Mortgage holders hit by rate hikes can now claim tax credit from Revenue
Homeowners hit by mortgage rates hikes last year will be able to claim tax relief on their payments from today.
The new scheme was announced in last October’s Budget and enables any mortgage holder that paid an increased rate last year to claim up to €1,250 in a tax credit.
PAYE workers can get the credit through Revenue’s MyAccount service. But they must file a 2023 tax return to do so.
It is estimated there are approximately 208,000 mortgages eligible for the relief. The projected cost is €125m on a once-off basis.
Claimants need to upload their certificate of mortgage interest for 2022 and 2023 and provide a confirmation of their mortgage balance on December 31, 2022.
The easiest way for PAYE taxpayers to claim the relief would be to log on to the Revenue website, said Finance Minister Michael McGrath. Self-assessed taxpayers will be able to claim the relief from mid-February.
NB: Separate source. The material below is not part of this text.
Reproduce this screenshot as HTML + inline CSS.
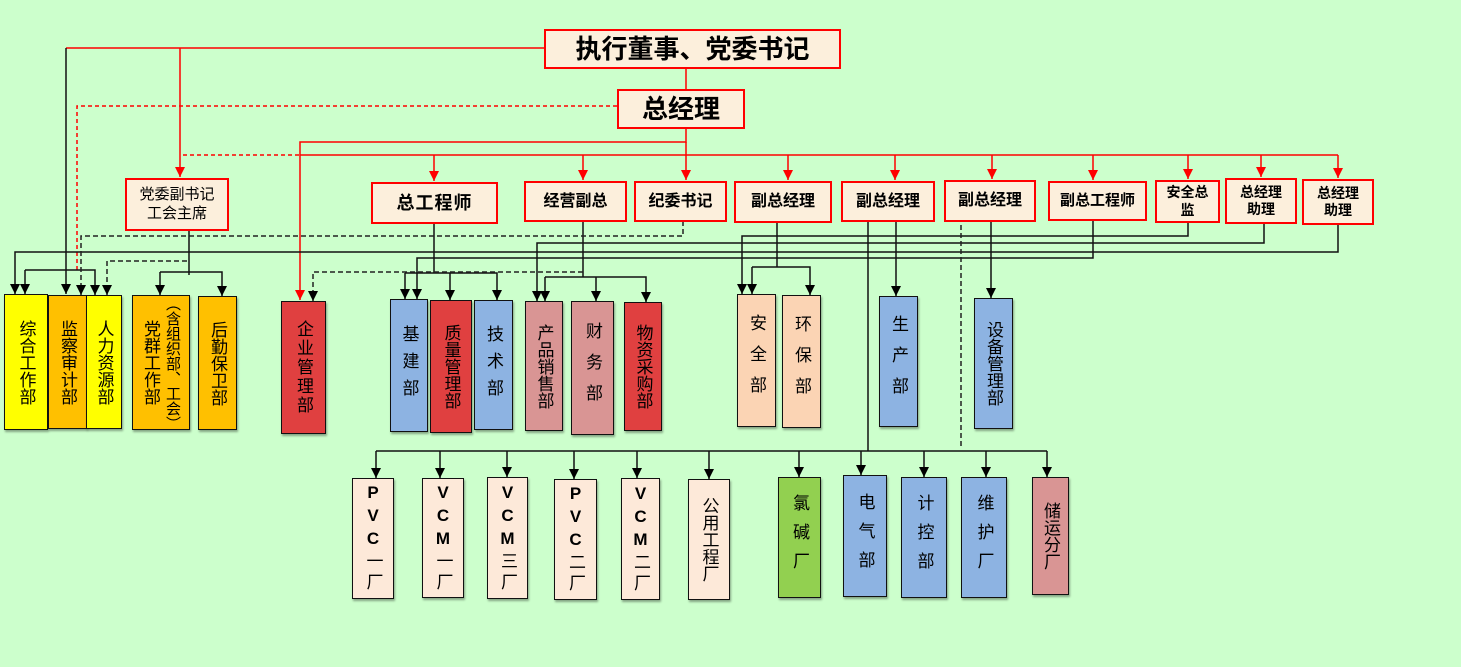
<!DOCTYPE html>
<html><head><meta charset="utf-8">
<style>
html,body{margin:0;padding:0;}
body{width:1461px;height:667px;background:#CCFFCC;position:relative;overflow:hidden;font-family:"Liberation Sans","Noto Sans CJK SC",sans-serif;}
.b{position:absolute;box-sizing:border-box;display:flex;align-items:center;justify-content:center;text-align:center;color:#000;}
.t{border:2px solid #f00;background:#FCEFDC;font-weight:bold;line-height:1.25;}
.d{border:1.5px solid #111;box-shadow:1px 2px 2px rgba(0,0,0,0.35);font-size:17px;}
.v{writing-mode:vertical-lr;text-orientation:upright;}
svg{position:absolute;left:0;top:0;}
</style></head><body>
<svg width="1461" height="667" viewBox="0 0 1461 667">
<defs>
<marker id="ak" markerWidth="10" markerHeight="10" refX="10" refY="5" orient="auto" markerUnits="userSpaceOnUse" viewBox="0 0 10 10"><path d="M0,0 L10,5 L0,10 z" fill="#000"/></marker>
<marker id="ar" markerWidth="10" markerHeight="10" refX="10" refY="5" orient="auto" markerUnits="userSpaceOnUse" viewBox="0 0 10 10"><path d="M0,0 L10,5 L0,10 z" fill="#f00"/></marker>
</defs>
<g stroke="#f00" stroke-width="1.5" fill="none">
<line x1="686" y1="68" x2="686" y2="89"/>
<polyline points="544,48 66,48"/>
<line x1="180" y1="48" x2="180" y2="177" marker-end="url(#ar)"/>
<polyline points="686,128 686,142 300,142 300,300" marker-end="url(#ar)"/>
<line x1="300" y1="155" x2="1338" y2="155"/>
<line x1="183" y1="155" x2="300" y2="155" stroke-dasharray="4,3"/>
<polyline points="617,106 77,106 77,270" stroke-dasharray="4,3"/>
<line x1="434" y1="155" x2="434" y2="181" marker-end="url(#ar)"/>
<line x1="583" y1="155" x2="583" y2="180" marker-end="url(#ar)"/>
<line x1="686" y1="142" x2="686" y2="180" marker-end="url(#ar)"/>
<line x1="788" y1="155" x2="788" y2="180" marker-end="url(#ar)"/>
<line x1="895" y1="155" x2="895" y2="180" marker-end="url(#ar)"/>
<line x1="992" y1="155" x2="992" y2="179" marker-end="url(#ar)"/>
<line x1="1093" y1="155" x2="1093" y2="180" marker-end="url(#ar)"/>
<line x1="1188" y1="155" x2="1188" y2="179" marker-end="url(#ar)"/>
<line x1="1261" y1="155" x2="1261" y2="177" marker-end="url(#ar)"/>
<line x1="1338" y1="155" x2="1338" y2="178" marker-end="url(#ar)"/>
</g>
<g stroke="#111" stroke-width="1.5" fill="none">
<line x1="66" y1="48" x2="66" y2="294" marker-end="url(#ak)"/>
<polyline points="1338,224 1338,252 15,252 15,294" marker-end="url(#ak)"/>
<polyline points="25,270 95,270 95,295" marker-end="url(#ak)"/>
<line x1="25" y1="270" x2="25" y2="294" marker-end="url(#ak)"/>
<polyline points="189,230 189,275"/>
<polyline points="160,272 222,272 222,296" marker-end="url(#ak)"/>
<line x1="160" y1="272" x2="160" y2="295" marker-end="url(#ak)"/>
<polyline points="1188,222 1188,236 742,236 742,294" marker-end="url(#ak)"/>
<polyline points="1264,223 1264,243 537,243 537,301" marker-end="url(#ak)"/>
<polyline points="1093,220 1093,258 417,258 417,299" marker-end="url(#ak)"/>
<line x1="434" y1="223" x2="434" y2="273"/>
<polyline points="405,273 497,273 497,300" marker-end="url(#ak)"/>
<line x1="405" y1="273" x2="405" y2="299" marker-end="url(#ak)"/>
<line x1="450" y1="273" x2="450" y2="300" marker-end="url(#ak)"/>
<line x1="583" y1="221" x2="583" y2="277"/>
<polyline points="545,277 646,277 646,302" marker-end="url(#ak)"/>
<line x1="545" y1="277" x2="545" y2="301" marker-end="url(#ak)"/>
<line x1="596" y1="277" x2="596" y2="301" marker-end="url(#ak)"/>
<line x1="777" y1="222" x2="777" y2="267"/>
<polyline points="752,267 810,267 810,295" marker-end="url(#ak)"/>
<line x1="752" y1="267" x2="752" y2="294" marker-end="url(#ak)"/>
<line x1="896" y1="221" x2="896" y2="296" marker-end="url(#ak)"/>
<line x1="991" y1="221" x2="991" y2="298" marker-end="url(#ak)"/>
<line x1="868" y1="221" x2="868" y2="451"/>
<line x1="376" y1="451" x2="1047" y2="451"/>
<line x1="376" y1="451" x2="376" y2="478" marker-end="url(#ak)"/>
<line x1="440" y1="451" x2="440" y2="478" marker-end="url(#ak)"/>
<line x1="507" y1="451" x2="507" y2="477" marker-end="url(#ak)"/>
<line x1="574" y1="451" x2="574" y2="479" marker-end="url(#ak)"/>
<line x1="637" y1="451" x2="637" y2="478" marker-end="url(#ak)"/>
<line x1="709" y1="451" x2="709" y2="479" marker-end="url(#ak)"/>
<line x1="799" y1="451" x2="799" y2="477" marker-end="url(#ak)"/>
<line x1="861" y1="451" x2="861" y2="475" marker-end="url(#ak)"/>
<line x1="924" y1="451" x2="924" y2="477" marker-end="url(#ak)"/>
<line x1="986" y1="451" x2="986" y2="477" marker-end="url(#ak)"/>
<line x1="1047" y1="451" x2="1047" y2="477" marker-end="url(#ak)"/>
</g>
<g stroke="#222" stroke-width="1.5" fill="none" stroke-dasharray="5,3">
<polyline points="683,221 683,236 81,236 81,295" marker-end="url(#ak)"/>
<polyline points="187,261 107,261 107,295" marker-end="url(#ak)"/>
<polyline points="583,272 313,272 313,301" marker-end="url(#ak)"/>
<line x1="961" y1="225" x2="961" y2="447"/>
</g>
</svg>

<div class="b t" style="left:544px;top:29px;width:297px;height:40px;font-size:26px;">执行董事、党委书记</div>
<div class="b t" style="left:617px;top:89px;width:128px;height:40px;font-size:26px;">总经理</div>

<div class="b t" style="left:125px;top:178px;width:104px;height:53px;font-size:15px;font-weight:normal;">党委副书记<br>工会主席</div>
<div class="b t" style="left:371px;top:182px;width:127px;height:42px;font-size:18px;letter-spacing:1px;">总工程师</div>
<div class="b t" style="left:524px;top:181px;width:103px;height:41px;font-size:16px;">经营副总</div>
<div class="b t" style="left:634px;top:181px;width:93px;height:41px;font-size:16px;">纪委书记</div>
<div class="b t" style="left:734px;top:181px;width:98px;height:42px;font-size:16px;">副总经理</div>
<div class="b t" style="left:841px;top:181px;width:94px;height:41px;font-size:16px;">副总经理</div>
<div class="b t" style="left:944px;top:180px;width:92px;height:42px;font-size:16px;">副总经理</div>
<div class="b t" style="left:1048px;top:181px;width:99px;height:40px;font-size:15px;">副总工程师</div>
<div class="b t" style="left:1155px;top:180px;width:65px;height:43px;font-size:14px;">安全总<br>监</div>
<div class="b t" style="left:1225px;top:178px;width:72px;height:46px;font-size:14px;">总经理<br>助理</div>
<div class="b t" style="left:1302px;top:179px;width:72px;height:46px;font-size:14px;">总经理<br>助理</div>

<div class="b d" style="left:4px;top:294px;width:44px;height:136px;background:#FFFF00;"><span class="v">综合工作部</span></div>
<div class="b d" style="left:48px;top:295px;width:39px;height:134px;background:#FFC000;"><span class="v">监察审计部</span></div>
<div class="b d" style="left:86px;top:295px;width:36px;height:134px;background:#FFFF00;"><span class="v">人力资源部</span></div>
<div class="b d" style="left:132px;top:295px;width:58px;height:135px;background:#FFC000;"><span class="v" style="line-height:22px;">党群工作部 <span style="font-size:15px;">（含组织部、工会）</span></span></div>
<div class="b d" style="left:198px;top:296px;width:39px;height:134px;background:#FFC000;"><span class="v">后勤保卫部</span></div>
<div class="b d" style="left:281px;top:301px;width:45px;height:133px;background:#E04040;"><span class="v" style="letter-spacing:2px;">企业管理部</span></div>
<div class="b d" style="left:390px;top:299px;width:38px;height:133px;background:#8DB3E2;"><span class="v" style="letter-spacing:10px;">基建部</span></div>
<div class="b d" style="left:430px;top:300px;width:42px;height:133px;background:#E04040;"><span class="v">质量管理部</span></div>
<div class="b d" style="left:474px;top:300px;width:39px;height:130px;background:#8DB3E2;"><span class="v" style="letter-spacing:10px;">技术部</span></div>
<div class="b d" style="left:525px;top:301px;width:38px;height:130px;background:#D99594;"><span class="v">产品销售部</span></div>
<div class="b d" style="left:571px;top:301px;width:43px;height:134px;background:#D99594;"><span class="v" style="letter-spacing:14px;">财务部</span></div>
<div class="b d" style="left:624px;top:302px;width:38px;height:129px;background:#E04040;"><span class="v">物资采购部</span></div>
<div class="b d" style="left:737px;top:294px;width:39px;height:133px;background:#FBD4B4;"><span class="v" style="letter-spacing:14px;">安全部</span></div>
<div class="b d" style="left:782px;top:295px;width:39px;height:133px;background:#FBD4B4;"><span class="v" style="letter-spacing:14px;">环保部</span></div>
<div class="b d" style="left:879px;top:296px;width:39px;height:131px;background:#8DB3E2;"><span class="v" style="letter-spacing:14px;">生产部</span></div>
<div class="b d" style="left:974px;top:298px;width:39px;height:131px;background:#8DB3E2;"><span class="v">设备管理部</span></div>

<div class="b d" style="left:352px;top:478px;width:42px;height:121px;background:#FDE9D9;"><span class="v" style="letter-spacing:4px;"><b>PVC</b>一厂</span></div>
<div class="b d" style="left:422px;top:478px;width:42px;height:120px;background:#FDE9D9;"><span class="v" style="letter-spacing:4px;"><b>VCM</b>一厂</span></div>
<div class="b d" style="left:487px;top:477px;width:41px;height:122px;background:#FDE9D9;"><span class="v" style="letter-spacing:4px;"><b>VCM</b>三厂</span></div>
<div class="b d" style="left:554px;top:479px;width:43px;height:121px;background:#FDE9D9;"><span class="v" style="letter-spacing:4px;"><b>PVC</b>二厂</span></div>
<div class="b d" style="left:621px;top:478px;width:39px;height:122px;background:#FDE9D9;"><span class="v" style="letter-spacing:4px;"><b>VCM</b>二厂</span></div>
<div class="b d" style="left:688px;top:479px;width:42px;height:121px;background:#FDE9D9;"><span class="v" style="line-height:1;">公用工程厂</span></div>
<div class="b d" style="left:778px;top:477px;width:43px;height:121px;background:#92D050;"><span class="v" style="letter-spacing:12px;">氯碱厂</span></div>
<div class="b d" style="left:843px;top:475px;width:44px;height:122px;background:#8DB3E2;"><span class="v" style="letter-spacing:12px;">电气部</span></div>
<div class="b d" style="left:901px;top:477px;width:46px;height:121px;background:#8DB3E2;"><span class="v" style="letter-spacing:12px;">计控部</span></div>
<div class="b d" style="left:961px;top:477px;width:46px;height:121px;background:#8DB3E2;"><span class="v" style="letter-spacing:12px;">维护厂</span></div>
<div class="b d" style="left:1032px;top:477px;width:37px;height:118px;background:#D99594;"><span class="v">储运分厂</span></div>
</body></html>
Mr McGrath said: “The Government is acutely conscious of the impact increases in interest rates have had on many mortgage holders. In light of this, I introduced a temporary one-year, targeted mortgage interest tax relief scheme as part of Budget 2024.”
People on tracker rates, those on variables and people unable to fix because their mortgage was sold to a vulture fund are expected to benefit from the temporary tax credit.
PAYE workers do not generally have to submit a tax return but Revenue is increasingly trying to get all taxpayers to file returns.
Marian Ryan, consumer tax manager with Taxback.com, said: “There will be some people – particularly PAYE workers who have never had a reason to file a return before – who will be daunted at the prospect of filing a tax return and who will lose out on the mortgage interest relief they are entitled to.”
The relief applies to those with a mortgage of €80,000 to €500,000 at the end of last year. It covers changes to mortgage repayments over the course of last year, up to a maximum of €1,250.
Ms Ryan said given that ECB rates were increased 10 times, the relief would put much-needed money back into people’s pockets.
Meanwhile, non-bank lender Finance Ireland is reducing some of its mortgage rates. Cuts of up to 0.45 percentage points are being introduced across its suite of three-year and five-year fixed rate products. However, there is no cut in variable rates, which mortgage holders move on to when they come off a fixed rate.